Din, insanlık tarihinin en eski ve en yaygın olgularından biridir. Milyarlarca insan için hayatın merkezinde yer alan din, evrenin kökeni, yaşamın anlamı, ölümden sonraki yaşam gibi temel sorulara cevap arama çabasının bir ürünüdür. Ancak dinin tek bir tanımı yapmak oldukça zordur, zira farklı kültürlerde, toplumlarda ve bireylerde farklı şekillerde tezahür eder.
Din Kavramının Temel Unsurları
Genel olarak din, şu temel unsurları barındırır:
- İnanç Sistemi: Dinler, genellikle aşkın bir güce, tanrılara, ruhlara veya evrensel bir düzene inanmayı içerir. Bu inançlar, dünyanın nasıl işlediğine dair bir açıklama sunar.
- Ritüeller ve Uygulamalar: İnanılan değerleri ve inançları pekiştirmek, tanrı veya tanrılarla bağ kurmak amacıyla yapılan dua, ibadet, kurban gibi çeşitli ritüeller ve uygulamalar dinin önemli bir parçasıdır.
- Ahlaki ve Etik Kurallar: Dinler, bireylerin nasıl yaşaması gerektiğine dair ahlaki ve etik değerler belirler. Bu kurallar, toplumsal düzenin sağlanmasına ve bireylerin doğru ile yanlışı ayırt etmesine yardımcı olur.

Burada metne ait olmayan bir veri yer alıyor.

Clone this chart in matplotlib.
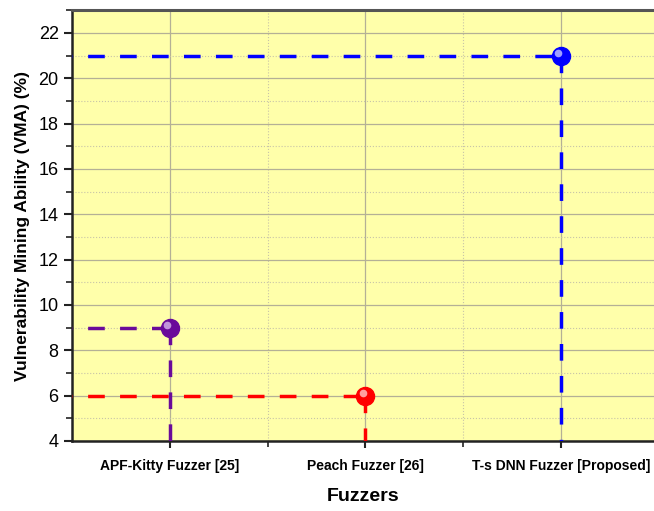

- Kutsal Metinler ve Hikayeler: Birçok din, inançlarını, öğretilerini ve tarihini aktaran kutsal metinlere (örneğin Kuran, İncil, Tevrat, Vedalar) ve mitolojik hikayelere sahiptir.
- Topluluk ve Aidiyet: Din, genellikle bireyleri ortak inançlar ve uygulamalar etrafında bir araya getirerek bir topluluk hissi ve aidiyet duygusu oluşturur.
Dinin İşlevleri
Din, bireyler ve toplumlar için çeşitli işlevler yerine getirir:
- Anlam ve Amaç Kazandırma: Din, yaşamın zorlukları karşısında bireylere anlam ve amaç duygusu sunarak teselli ve umut kaynağı olabilir.
- Toplumsal Bütünleşme: Ortak inançlar ve değerler, toplumları bir arada tutmaya ve toplumsal dayanışmayı güçlendirmeye yardımcı olur.
- Ahlaki Rehberlik: Din, bireylere doğru ve yanlış davranışlar konusunda rehberlik ederek ahlaki gelişimlerini destekler.
- Kültürel Mirasın Aktarımı: Dinler, sanat, müzik, edebiyat ve mimari gibi kültürel unsurların gelişiminde önemli rol oynamış ve bu mirasın nesilden nesile aktarılmasını sağlamıştır.
Din, insanlığın varoluşsal sorularına verdiği cevaplar, toplumsal yapıları şekillendirmesi ve bireylerin hayatlarına anlam katması açısından karmaşık ve çok yönlü bir olgudur. Farklı dinlerin kendilerine özgü inanç sistemleri, ritüelleri ve öğretileri olsa da, temelinde insanlığın daha büyük bir gerçeğe ulaşma arzusu yatar.
Din, sadece bireysel bir inanç sistemi olmanın ötesinde, aynı zamanda toplumsal bir kurumdur. Tarih boyunca dinler, medeniyetlerin şekillenmesinde, sanatın ve felsefenin gelişiminde önemli bir rol oynamıştır. Örneğin, Antik Mısır'ın piramitleri, Yunan mitolojisi ve Orta Çağ Avrupa'sındaki katedraller, dinin sanatsal ve mimari üzerindeki etkisinin somut örnekleridir.
Günümüzde de din, dünya genelinde milyarlarca insan için hayatın ayrılmaz bir parçasıdır. Farklı dinlere mensup insanlar, kendi inançları doğrultusunda bir yaşam sürmekte, toplumsal ve bireysel sorunlara dini perspektiften yaklaşmaktadırlar. Bu çeşitlilik, insanlık tarihinin zenginliğini ve kültürel çeşitliliğini de yansıtmaktadır.
Sonuç olarak din, insanlığın evrenle ve kendi varoluşuyla kurduğu derin bağın bir ifadesidir. Bu bağ, inanç, ritüel, ahlak ve topluluk aracılığıyla kendini gösterir ve insanlığın ortak mirasının önemli bir parçasını oluşturur.